How to Use Coding for Data Analysis? - The Data Analyst Toolkit Blog

Unlocking the Power of Coding in Data Analysis

Data analysis is a process of inspecting, cleansing, transforming, and modeling data to discover useful information, inform conclusions, and support decision-making. With the growth of big data, the need for data analysis is becoming increasingly important in diverse fields ranging from business to health to social science. This is where coding becomes extremely helpful.

Coding can be used to automate many aspects of data analysis, reducing the time and effort required to perform complex calculations and draw insights from large datasets. Here’s a step-by-step guide on how to use coding for data analysis:

Step 1: Choose Your Programming Language

Python and R are the two most commonly used programming languages for data analysis. Python is known for its simplicity and readability, while R is often used in statistical computing and graphics.

Python: Libraries like pandas, numpy, matplotlib, Plotly and seaborn can help in data manipulation, statistical analysis, and data visualization.
R: This language has a vast number of packages such as dplyr, ggplot2, caret, and tidyr for data analysis, machine learning and visualization.

Step 2: Data Collection

Data collection is the critical first step in the data analysis process. It involves gathering raw data from various sources that will later be cleaned, transformed, and analyzed. The accuracy, quality, and comprehensiveness of the data collected will significantly impact the results of the analysis.

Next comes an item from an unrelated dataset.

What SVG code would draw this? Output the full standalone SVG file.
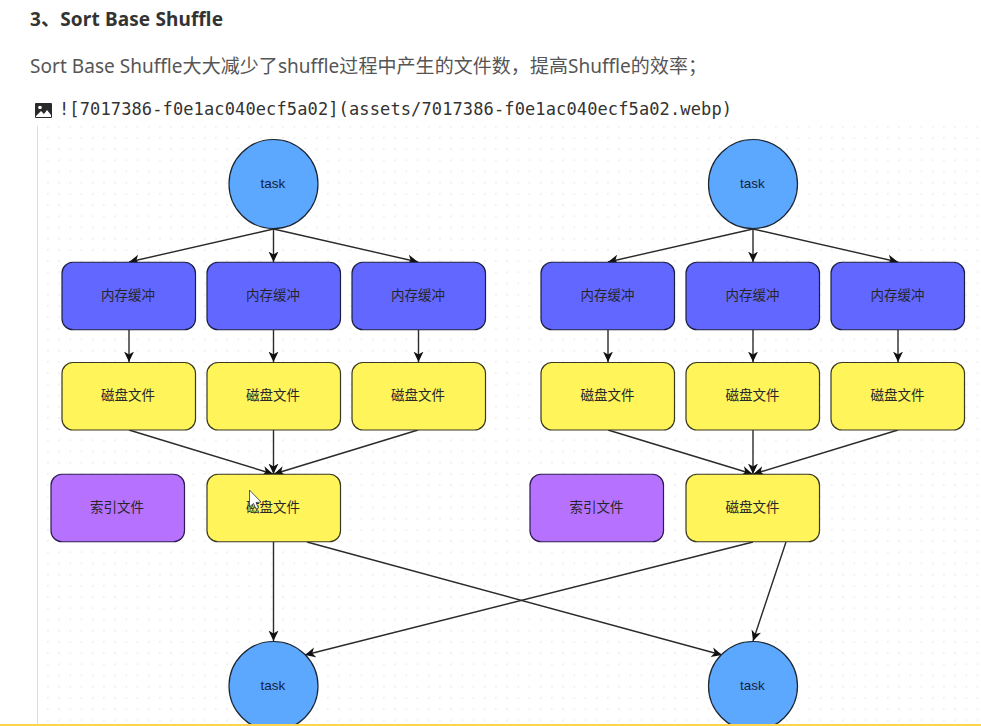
<svg xmlns="http://www.w3.org/2000/svg" width="981" height="726" viewBox="0 0 981 726">
<style>
.task{fill:#5CA8FF;stroke:#1c2530;stroke-width:1.2}
.mem{fill:#6268FF;stroke:#1c2040;stroke-width:1.2}
.disk{fill:#FFF45A;stroke:#3a3a20;stroke-width:1.2}
.idx{fill:#B672FF;stroke:#2c1c50;stroke-width:1.2}
.lb{font-family:"Liberation Sans","Noto Sans CJK SC",sans-serif;font-size:13.5px;text-anchor:middle;fill:#14233c}
.cn{font-family:"Liberation Sans","Noto Sans CJK SC",sans-serif;font-size:13.5px;text-anchor:middle;fill:#26262a}
#connectors line{stroke:#2a2a2a;stroke-width:1.4;fill:none;marker-end:url(#a)}
</style>
<defs>
<marker id="a" viewBox="0 0 11 11" refX="10.500" refY="5.500" markerWidth="11" markerHeight="11" markerUnits="userSpaceOnUse" orient="auto"><path d="M0 0.5L10.500 5.500L0 10.500L3 5.500Z" fill="#111"/></marker>
<pattern id="dots" width="11.2" height="11.2" patternUnits="userSpaceOnUse" x="-2.500" y="-2.100"><circle cx="5.600" cy="5.600" r="0.9" fill="#ebebeb"/></pattern>
<rect id="r" width="133.500" height="67.500" rx="11"/>
</defs>
<rect width="981" height="726" fill="#fff"/>
<text x="30" y="25.500" font-family="'Noto Sans','Noto Sans CJK SC',sans-serif" font-size="19" font-weight="700" fill="#333" textLength="193">3、Sort Base Shuffle</text>
<text x="30" y="73" font-family="'Noto Sans','Noto Sans CJK SC',sans-serif" font-size="19" fill="#555" textLength="677">Sort Base Shuffle大大减少了shuffle过程中产生的文件数，提高Shuffle的效率；</text>
<g id="icon"><rect x="35" y="103" width="17" height="15" rx="1" fill="#2a2a2a"/><circle cx="40" cy="107.500" r="1.800" fill="#fff"/><path d="M36 116L41 111L44 114L47 110L51 115V117H36Z" fill="#fff"/></g>
<text x="59" y="115" font-family="'DejaVu Sans Mono','Liberation Mono',monospace" font-size="17" fill="#333" textLength="673">![7017386-f0e1ac040ecf5a02](assets/7017386-f0e1ac040ecf5a02.webp)</text>
<rect x="38" y="126" width="943" height="598" fill="url(#dots)"/>
<line x1="37.500" y1="126" x2="37.500" y2="724" stroke="#ddd" stroke-width="1"/>
<g id="connectors">
<line x1="273.500" y1="229" x2="129" y2="262"/><line x1="273.500" y1="229" x2="273.500" y2="262"/><line x1="273.500" y1="229" x2="418" y2="262"/>
<line x1="129" y1="330" x2="129" y2="362"/><line x1="273.500" y1="330" x2="273.500" y2="362"/><line x1="418.500" y1="330" x2="418.500" y2="362"/>
<line x1="129" y1="430" x2="273" y2="474"/><line x1="273.500" y1="430" x2="273.500" y2="474"/><line x1="418" y1="430" x2="274" y2="474"/>
<line x1="273.500" y1="542" x2="273.500" y2="641"/><line x1="307" y1="542" x2="722" y2="655"/>
<line x1="753" y1="229" x2="608" y2="262"/><line x1="753" y1="229" x2="753" y2="262"/><line x1="753" y1="229" x2="898" y2="262"/>
<line x1="608" y1="330" x2="608" y2="362"/><line x1="753" y1="330" x2="753" y2="362"/><line x1="898" y1="330" x2="898" y2="362"/>
<line x1="608" y1="430" x2="752.500" y2="474"/><line x1="753" y1="430" x2="753" y2="474"/><line x1="898" y1="430" x2="753.500" y2="474"/>
<line x1="753" y1="542" x2="305" y2="655"/><line x1="786" y1="542" x2="753" y2="641"/>
</g>
<g id="task1"><circle class="task" cx="273.500" cy="184" r="44.500"/><text class="lb" x="273" y="188">task</text></g>
<g id="task2"><circle class="task" cx="753" cy="184" r="44.500"/><text class="lb" x="752.500" y="188">task</text></g>
<g id="mem1"><use href="#r" class="mem" x="62" y="262.250"/><text class="cn" x="128" y="299.500">内存缓冲</text></g>
<g id="mem2"><use href="#r" class="mem" x="207" y="262.250"/><text class="cn" x="273" y="299.500">内存缓冲</text></g>
<g id="mem3"><use href="#r" class="mem" x="352" y="262.250"/><text class="cn" x="418" y="299.500">内存缓冲</text></g>
<g id="mem4"><use href="#r" class="mem" x="541" y="262.250"/><text class="cn" x="607.500" y="299.500">内存缓冲</text></g>
<g id="mem5"><use href="#r" class="mem" x="686" y="262.250"/><text class="cn" x="752.500" y="299.500">内存缓冲</text></g>
<g id="mem6"><use href="#r" class="mem" x="831" y="262.250"/><text class="cn" x="897.500" y="299.500">内存缓冲</text></g>
<g id="disk1"><use href="#r" class="disk" x="62" y="362.500"/><text class="cn" x="128" y="399.500">磁盘文件</text></g>
<g id="disk2"><use href="#r" class="disk" x="207" y="362.500"/><text class="cn" x="273" y="399.500">磁盘文件</text></g>
<g id="disk3"><use href="#r" class="disk" x="352" y="362.500"/><text class="cn" x="418" y="399.500">磁盘文件</text></g>
<g id="disk4"><use href="#r" class="disk" x="541" y="362.500"/><text class="cn" x="607.500" y="399.500">磁盘文件</text></g>
<g id="disk5"><use href="#r" class="disk" x="686" y="362.500"/><text class="cn" x="752.500" y="399.500">磁盘文件</text></g>
<g id="disk6"><use href="#r" class="disk" x="831" y="362.500"/><text class="cn" x="897.500" y="399.500">磁盘文件</text></g>
<g id="index1"><use href="#r" class="idx" x="51" y="474.250"/><text class="cn" x="117" y="511.500">索引文件</text></g>
<g id="merged1"><use href="#r" class="disk" x="207" y="474.250"/><text class="cn" x="273" y="511.500">磁盘文件</text></g>
<g id="index2"><use href="#r" class="idx" x="530" y="474.250"/><text class="cn" x="596.500" y="511.500">索引文件</text></g>
<g id="merged2"><use href="#r" class="disk" x="686" y="474.250"/><text class="cn" x="752.500" y="511.500">磁盘文件</text></g>
<g id="task3"><circle class="task" cx="273.500" cy="686" r="44.500"/><text class="lb" x="273" y="690">task</text></g>
<g id="task4"><circle class="task" cx="753" cy="686" r="44.500"/><text class="lb" x="752.500" y="690">task</text></g>
<path id="cursor" d="M249.500 490V507L253.500 503.500L256 509L258.500 508L256 502.500L261 502Z" fill="#fff" stroke="#333" stroke-width="0.8"/>
<rect x="0" y="724" width="981" height="2" fill="#FFD54F"/>
</svg>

In the context of data analysis, data can be collected from numerous sources such as:

Databases: These are often used in enterprise settings where data is stored in SQL (like MySQL, PostgreSQL) or NoSQL databases (like MongoDB). Python has several libraries to connect with these databases and retrieve data. psycopg2 for PostgreSQL, pymysql for MySQL, and pymongo for MongoDB are some examples. With these libraries, you can write SQL queries in your Python code to fetch the required data.
Web scraping: If the data you need is on web pages, you might use web scraping to extract it. Python’s BeautifulSoup and Scrapy are popular libraries for this. They can parse HTML and XML documents to collect the data you’re after.
APIs: Many online services offer APIs (Application Programming Interfaces) that allow you to retrieve data. For instance, social media platforms like Twitter and Facebook provide APIs for accessing user posts, comments, and other data. In Python, you can use the requests library to send HTTP requests to these APIs and collect the data returned.
File Formats: Data can also come in various file formats, such as CSV, Excel, JSON, or XML. Python’s pandas library has built-in functions like read_csv, read_excel, read_json, which allow you to directly load these files into a pandas DataFrame, a data structure that is very convenient for data manipulation and analysis.
Data Streaming: In some cases, the data might be continuously generated and sent in real time. This is common with IoT devices or in case of monitoring network traffic. In such cases, you would likely use specific libraries or tools designed for the type of data stream you are working with.

While collecting data, it’s crucial to maintain its quality, as the saying goes “garbage in, garbage out.” If the data collected is of poor quality, misleading, or incorrect, the subsequent analysis will also be flawed. Therefore, ensure you’re collecting data from reliable sources and that the data is as accurate and complete as possible.

In the next steps of data cleaning and data exploration, the collected data will be further refined and understood, preparing it for in-depth analysis.

Step 3: Data Cleaning

Raw data is often messy and inconsistent, and it requires cleaning before you can analyze it effectively. This step can involve handling missing data, removing duplicates, and correcting errors.

Python’s pandas library is excellent for this task, offering functions that allow you to replace missing values, drop unnecessary columns, and rename columns, among other things.

Step 4: Data Exploration

This step involves getting to know the dataset, understanding its structure, the variables it contains, and the relationship between them. Descriptive statistics and data visualization are the primary tools used here.

Python: You can use pandas for descriptive statistics and matplotlib and seaborn for data visualization.
R: The dplyr package can be used for data manipulation and ggplot2 for data visualization.

Step 5: Data Analysis

This is where you’ll apply statistical or machine learning techniques to your cleaned data to answer your research questions. The specific techniques you’ll use will depend on your data and your goals.

Python: You can use libraries like statsmodels for statistical models, scikit-learn for machine learning, and keras or tensorflow for deep learning.
R: There are numerous packages for statistical analysis (like stats), machine learning (like caret, randomForest), and deep learning (like keras).

Step 6: Interpretation and Communication of Results

The final step in the process is interpreting your results and communicating them effectively to others. This typically involves creating visual representations of your findings (like charts, graphs, and tables) and writing up your results in a clear, understandable way.

Both Python and R have numerous packages for creating beautiful and effective visualizations. Furthermore, Jupyter notebooks (for Python) and RMarkdown files (for R) are great tools to create reproducible reports or analyses, combining code, comments, and visualizations.

Coding provides the power and flexibility to perform complex data analyses and build predictive models. Through mastering these steps, one can use coding effectively for data analysis in a variety of settings.